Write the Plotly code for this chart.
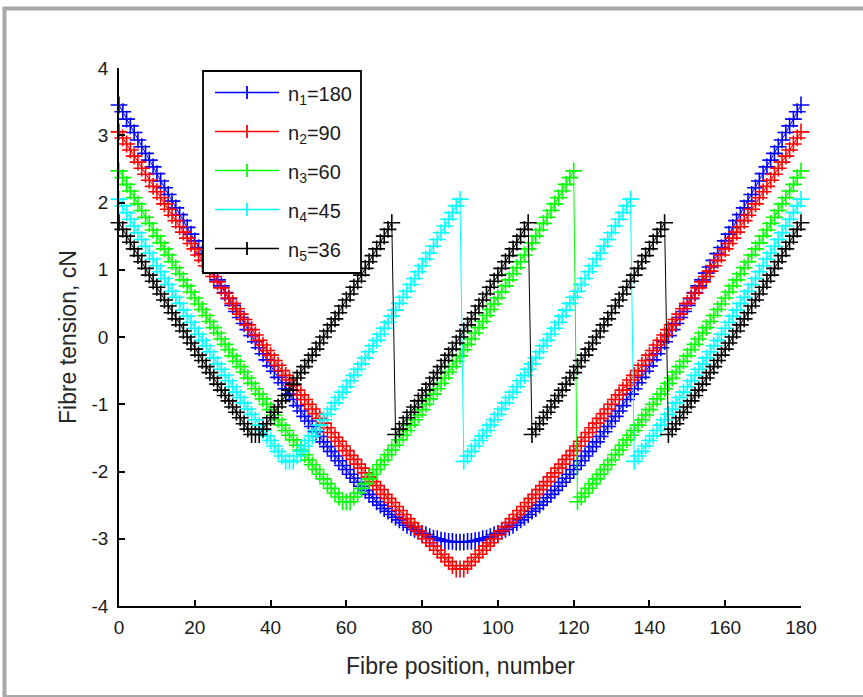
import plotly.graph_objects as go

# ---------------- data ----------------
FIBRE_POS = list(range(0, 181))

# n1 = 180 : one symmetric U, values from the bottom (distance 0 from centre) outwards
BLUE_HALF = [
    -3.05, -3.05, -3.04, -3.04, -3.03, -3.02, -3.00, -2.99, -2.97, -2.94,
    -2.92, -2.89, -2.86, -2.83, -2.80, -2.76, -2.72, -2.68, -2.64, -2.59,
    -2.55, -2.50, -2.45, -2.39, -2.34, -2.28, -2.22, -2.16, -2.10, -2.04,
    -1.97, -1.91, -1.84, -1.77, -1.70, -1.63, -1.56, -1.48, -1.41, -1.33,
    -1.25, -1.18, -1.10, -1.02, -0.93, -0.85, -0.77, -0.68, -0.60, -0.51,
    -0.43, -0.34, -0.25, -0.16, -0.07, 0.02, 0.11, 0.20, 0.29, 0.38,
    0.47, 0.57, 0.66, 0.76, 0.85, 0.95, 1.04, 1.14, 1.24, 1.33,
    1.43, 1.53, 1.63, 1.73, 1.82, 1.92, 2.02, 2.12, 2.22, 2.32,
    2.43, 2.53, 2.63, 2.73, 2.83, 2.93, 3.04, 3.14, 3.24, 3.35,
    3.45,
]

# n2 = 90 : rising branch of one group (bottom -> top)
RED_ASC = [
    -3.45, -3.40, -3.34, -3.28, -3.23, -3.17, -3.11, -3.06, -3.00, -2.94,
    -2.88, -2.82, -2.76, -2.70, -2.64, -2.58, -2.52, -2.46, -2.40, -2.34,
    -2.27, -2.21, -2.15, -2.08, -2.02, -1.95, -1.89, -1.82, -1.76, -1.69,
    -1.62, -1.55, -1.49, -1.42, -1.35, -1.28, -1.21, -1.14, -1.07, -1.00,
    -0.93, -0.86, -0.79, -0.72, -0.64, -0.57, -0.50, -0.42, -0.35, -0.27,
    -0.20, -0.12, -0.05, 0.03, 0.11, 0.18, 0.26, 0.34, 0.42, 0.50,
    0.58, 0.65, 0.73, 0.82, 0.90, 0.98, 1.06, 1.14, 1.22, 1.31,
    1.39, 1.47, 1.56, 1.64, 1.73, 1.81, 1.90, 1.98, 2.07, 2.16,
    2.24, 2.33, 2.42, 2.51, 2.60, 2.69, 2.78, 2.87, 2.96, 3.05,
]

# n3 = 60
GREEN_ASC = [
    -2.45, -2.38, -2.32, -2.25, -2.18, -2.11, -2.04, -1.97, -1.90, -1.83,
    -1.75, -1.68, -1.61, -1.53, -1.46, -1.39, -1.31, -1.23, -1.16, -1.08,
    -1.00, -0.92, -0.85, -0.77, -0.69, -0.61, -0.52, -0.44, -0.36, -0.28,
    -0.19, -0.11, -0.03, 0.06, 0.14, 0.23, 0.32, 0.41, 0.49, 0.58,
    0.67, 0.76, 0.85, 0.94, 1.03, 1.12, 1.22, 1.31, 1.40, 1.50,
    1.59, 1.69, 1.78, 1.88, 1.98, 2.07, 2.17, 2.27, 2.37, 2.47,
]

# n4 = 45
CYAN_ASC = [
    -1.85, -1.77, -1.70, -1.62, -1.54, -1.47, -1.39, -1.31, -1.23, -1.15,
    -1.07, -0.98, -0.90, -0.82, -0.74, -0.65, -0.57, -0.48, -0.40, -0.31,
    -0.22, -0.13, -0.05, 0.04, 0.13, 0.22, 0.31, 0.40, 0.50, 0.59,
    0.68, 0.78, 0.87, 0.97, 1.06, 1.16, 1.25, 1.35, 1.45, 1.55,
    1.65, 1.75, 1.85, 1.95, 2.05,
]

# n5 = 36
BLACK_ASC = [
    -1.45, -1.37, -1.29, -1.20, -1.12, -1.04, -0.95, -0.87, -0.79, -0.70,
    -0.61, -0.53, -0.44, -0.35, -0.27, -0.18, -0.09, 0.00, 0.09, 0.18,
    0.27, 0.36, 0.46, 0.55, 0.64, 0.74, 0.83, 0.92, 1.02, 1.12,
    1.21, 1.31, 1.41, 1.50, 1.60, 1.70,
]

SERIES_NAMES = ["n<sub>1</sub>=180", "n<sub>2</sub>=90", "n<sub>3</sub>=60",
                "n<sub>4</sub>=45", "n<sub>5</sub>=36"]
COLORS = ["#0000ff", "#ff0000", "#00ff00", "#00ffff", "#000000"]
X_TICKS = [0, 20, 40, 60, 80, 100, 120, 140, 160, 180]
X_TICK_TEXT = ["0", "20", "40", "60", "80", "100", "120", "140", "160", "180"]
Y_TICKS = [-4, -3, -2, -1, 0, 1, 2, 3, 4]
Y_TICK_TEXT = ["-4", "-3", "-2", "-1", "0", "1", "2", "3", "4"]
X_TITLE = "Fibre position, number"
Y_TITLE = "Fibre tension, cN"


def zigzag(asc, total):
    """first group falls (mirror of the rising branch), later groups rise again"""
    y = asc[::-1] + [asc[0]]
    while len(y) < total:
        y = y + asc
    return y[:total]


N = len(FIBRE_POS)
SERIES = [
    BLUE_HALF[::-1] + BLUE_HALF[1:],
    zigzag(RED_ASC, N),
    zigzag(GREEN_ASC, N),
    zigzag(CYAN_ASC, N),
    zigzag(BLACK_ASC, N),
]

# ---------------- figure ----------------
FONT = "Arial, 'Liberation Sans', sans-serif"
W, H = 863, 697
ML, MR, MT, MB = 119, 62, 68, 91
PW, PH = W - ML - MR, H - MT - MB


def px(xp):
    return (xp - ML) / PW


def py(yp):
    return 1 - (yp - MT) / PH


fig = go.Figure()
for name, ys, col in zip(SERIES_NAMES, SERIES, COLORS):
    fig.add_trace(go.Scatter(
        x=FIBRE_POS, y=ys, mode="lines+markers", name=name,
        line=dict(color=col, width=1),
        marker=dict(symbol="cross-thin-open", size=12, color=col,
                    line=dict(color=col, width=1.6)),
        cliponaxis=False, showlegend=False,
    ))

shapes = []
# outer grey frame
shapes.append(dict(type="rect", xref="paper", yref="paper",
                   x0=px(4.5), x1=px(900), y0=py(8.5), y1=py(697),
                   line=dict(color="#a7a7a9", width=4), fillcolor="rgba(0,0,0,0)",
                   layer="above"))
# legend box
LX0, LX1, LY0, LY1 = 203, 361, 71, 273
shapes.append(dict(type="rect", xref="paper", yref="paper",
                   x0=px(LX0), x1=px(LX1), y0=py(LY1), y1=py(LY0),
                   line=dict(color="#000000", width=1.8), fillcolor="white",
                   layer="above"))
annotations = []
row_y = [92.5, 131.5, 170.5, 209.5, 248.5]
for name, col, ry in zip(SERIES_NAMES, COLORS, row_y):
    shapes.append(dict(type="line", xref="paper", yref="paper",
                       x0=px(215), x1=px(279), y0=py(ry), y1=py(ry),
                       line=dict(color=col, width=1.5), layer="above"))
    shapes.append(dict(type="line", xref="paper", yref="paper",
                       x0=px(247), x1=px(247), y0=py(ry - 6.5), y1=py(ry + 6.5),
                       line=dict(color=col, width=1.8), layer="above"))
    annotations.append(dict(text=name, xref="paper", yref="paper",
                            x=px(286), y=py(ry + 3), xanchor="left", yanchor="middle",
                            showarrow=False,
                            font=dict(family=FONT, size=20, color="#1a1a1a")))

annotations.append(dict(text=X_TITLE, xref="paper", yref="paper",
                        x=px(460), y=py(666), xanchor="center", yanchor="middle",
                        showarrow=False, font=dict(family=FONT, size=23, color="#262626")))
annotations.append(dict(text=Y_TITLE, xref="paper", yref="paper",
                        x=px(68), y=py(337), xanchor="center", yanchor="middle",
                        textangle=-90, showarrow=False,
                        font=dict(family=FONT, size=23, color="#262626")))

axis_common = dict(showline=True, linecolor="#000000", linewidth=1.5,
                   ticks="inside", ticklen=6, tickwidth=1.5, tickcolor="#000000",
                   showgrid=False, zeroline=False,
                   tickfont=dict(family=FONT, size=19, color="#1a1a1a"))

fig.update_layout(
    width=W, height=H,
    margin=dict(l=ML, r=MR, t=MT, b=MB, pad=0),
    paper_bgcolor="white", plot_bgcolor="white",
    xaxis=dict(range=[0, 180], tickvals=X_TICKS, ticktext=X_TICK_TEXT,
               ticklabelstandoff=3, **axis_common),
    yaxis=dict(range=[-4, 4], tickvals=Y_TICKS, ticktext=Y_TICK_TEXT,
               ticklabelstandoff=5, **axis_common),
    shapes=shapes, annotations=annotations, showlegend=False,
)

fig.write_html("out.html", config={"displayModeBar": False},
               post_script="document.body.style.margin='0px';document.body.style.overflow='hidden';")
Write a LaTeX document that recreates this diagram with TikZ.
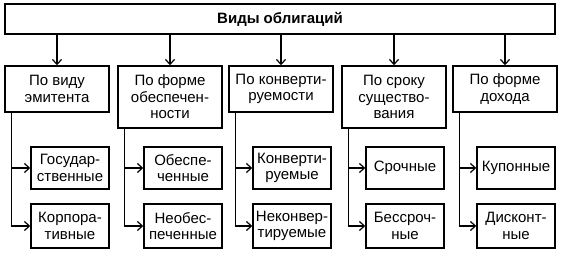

**GIVEN PROBLEM**
In the records above, find the line containing "FIBRE_POS = list(range(0, 181))" and output every line from the first through that one, exactly, omitting pictures.

**SOLUTION BELOW**
Write the Plotly code for this chart.
import plotly.graph_objects as go

# ---------------- data ----------------
FIBRE_POS = list(range(0, 181))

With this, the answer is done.